Given exercise - Across the material below, how many lines contain the word "with"? Give only the number.
+++ Source material +++
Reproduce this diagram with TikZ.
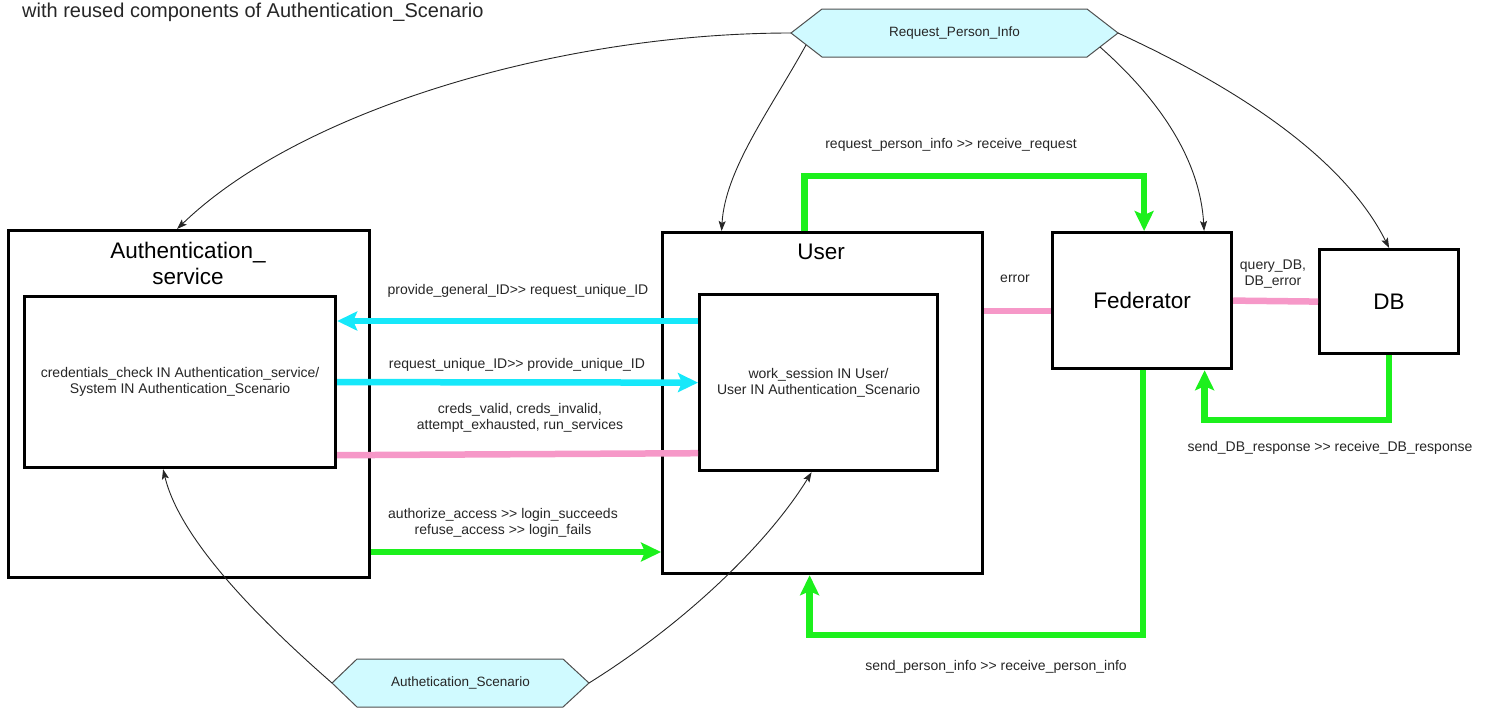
\documentclass[tikz,border=0pt]{standalone}
\usepackage{fontspec}
\setmainfont{Liberation Sans}
\usetikzlibrary{arrows.meta,calc}

\definecolor{linkcyan}{RGB}{22,232,250}
\definecolor{linkpink}{RGB}{246,152,200}
\definecolor{linkgreen}{RGB}{28,240,28}
\definecolor{hexfill}{RGB}{208,250,255}
\definecolor{hexline}{RGB}{80,80,80}
\definecolor{txt}{RGB}{38,38,38}

\tikzset{
  box/.style={draw=black, line width=3.2pt, inner sep=0pt, anchor=north west, fill=white},
  title/.style={font=\fontsize{22.5}{26}\selectfont, text=black, align=center, inner sep=0pt},
  inner text/.style={font=\fontsize{14}{16.5}\selectfont, text=txt, align=center},
  lbl/.style={font=\fontsize{14}{15.5}\selectfont, text=txt, align=center, inner sep=0pt},
  hexagon/.style={draw=hexline, fill=hexfill, line width=1pt, line join=miter},
  hexlabel/.style={font=\fontsize{13.5}{15}\selectfont, text=txt, inner sep=0pt},
  flow/.style={line width=6.5pt, line join=miter},
  flowhead/.style={-{Stealth[length=20pt, width=19pt, inset=4pt]}},
  cyanflow/.style={flow, draw=linkcyan, flowhead},
  pinkflow/.style={flow, draw=linkpink},
  greenflow/.style={flow, draw=linkgreen, flowhead},
  reuse/.style={draw=black!85, line width=0.9pt, -{Stealth[length=10pt, width=7pt, inset=2pt]}}
}

\begin{document}
\begin{tikzpicture}[x=1pt, y=-1pt]
\useasboundingbox (0,0) rectangle (1487,707);

% caption line at the top
\node[anchor=base west, font=\fontsize{20}{24}\selectfont, text=txt, inner sep=0pt] (caption)
  at (22,17) {with reused components of Authentication\_Scenario};

% components
\node[box, minimum width=361pt, minimum height=347pt] (aout) at (7,229) {};
\node[title] (atitle) at (188,263) {Authentication\_\\service};
\node[box, minimum width=311pt, minimum height=171pt, inner text] (ain) at (23,295)
  {credentials\_check IN Authentication\_service/\\System IN Authentication\_Scenario};

\node[box, minimum width=320pt, minimum height=341pt] (uout) at (661,231) {};
\node[title] (utitle) at (821,252) {User};
\node[box, minimum width=238pt, minimum height=176pt, inner text] (uin) at (698,293)
  {work\_session IN User/\\User IN Authentication\_Scenario};

\node[box, minimum width=179pt, minimum height=136pt, title] (fed) at (1051,231) {Federator};
\node[box, minimum width=139pt, minimum height=104pt, title] (db) at (1318,248) {DB};

% scenario hexagons
\draw[hexagon] (791,33) -- (822,9) -- (1087,9) -- (1118,33) -- (1087,57) -- (822,57) -- cycle;
\node[hexlabel] (rpi) at (954.5,33) {Request\_Person\_Info};
\coordinate (rpiL) at (791,33);
\coordinate (rpiBL) at (806,45);
\coordinate (rpiBR) at (1100,47);
\coordinate (rpiR) at (1118,33);

\draw[hexagon] (332,683) -- (357,659) -- (563,659) -- (589,683) -- (563,707) -- (357,707) -- cycle;
\node[hexlabel] (asc) at (460.5,683) {Authetication\_Scenario};
\coordinate (ascL) at (332,683);
\coordinate (ascR) at (589,683);

% message flows
\draw[cyanflow] ($(uin.north west)+(0,28)$) -- ($(ain.north east)+(0,26)$);
\draw[cyanflow] (ain.east) -- (uin.west);
\draw[pinkflow] ($(ain.south east)+(0,-14)$) -- ($(uin.south west)+(0,-19)$);
\draw[greenflow] ($(aout.north east)+(0,323)$) -- ($(uout.north west)+(0,321)$);
\draw[pinkflow] ($(uout.north east)+(0,80)$) -- ($(fed.north west)+(0,80)$);
\draw[pinkflow] (fed.east) -- (db.west);

\draw[greenflow] ($(uout.north)+(-18,0)$) -- ++(0,-55) -| ($(fed.north)+(2,0)$);
\draw[greenflow] ($(fed.south)+(1,0)$) -- ++(0,265) -| ($(uout.south)+(-13,0)$);
\draw[greenflow] (db.south) -- ++(0,65) -| ($(fed.south)+(62.5,0)$);

% flow labels
\node[lbl] (l1) at (951,145) {request\_person\_info >{}> receive\_request};
\node[lbl] (l2) at (518,291) {provide\_general\_ID>{}> request\_unique\_ID};
\node[lbl] (l3) at (517,365) {request\_unique\_ID>{}> provide\_unique\_ID};
\node[lbl] (l4) at (520,418) {creds\_valid, creds\_invalid,\\attempt\_exhausted, run\_services};
\node[lbl] (l5) at (503,523) {authorize\_access >{}> login\_succeeds\\refuse\_access >{}> login\_fails};
\node[lbl] (l6) at (1015,279) {error};
\node[lbl] (l7) at (1273,274) {query\_DB,\\DB\_error};
\node[lbl] (l8) at (1330,448) {send\_DB\_response >{}> receive\_DB\_response};
\node[lbl] (l9) at (996,667) {send\_person\_info >{}> receive\_person\_info};

% reuse links from the scenarios
\draw[reuse] (rpiL) .. controls (560,33) and (300,110) .. ($(aout.north)+(-12,0)$);
\draw[reuse] (rpiBL) .. controls (770,110) and (725,170) .. ($(uout.north)+(-101,0)$);
\draw[reuse] (rpiBR) .. controls (1160,100) and (1200,160) .. ($(fed.north)+(62,0)$);
\draw[reuse] (rpiR) .. controls (1220,80) and (1340,150) .. (db.north);
\draw[reuse] (ascL) .. controls (260,620) and (180,540) .. ($(ain.south)+(-17,0)$);
\draw[reuse] (ascR) .. controls (690,620) and (770,540) .. ($(uin.south)+(-7,0)$);
\end{tikzpicture}
\end{document}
+++
Result of the task - 2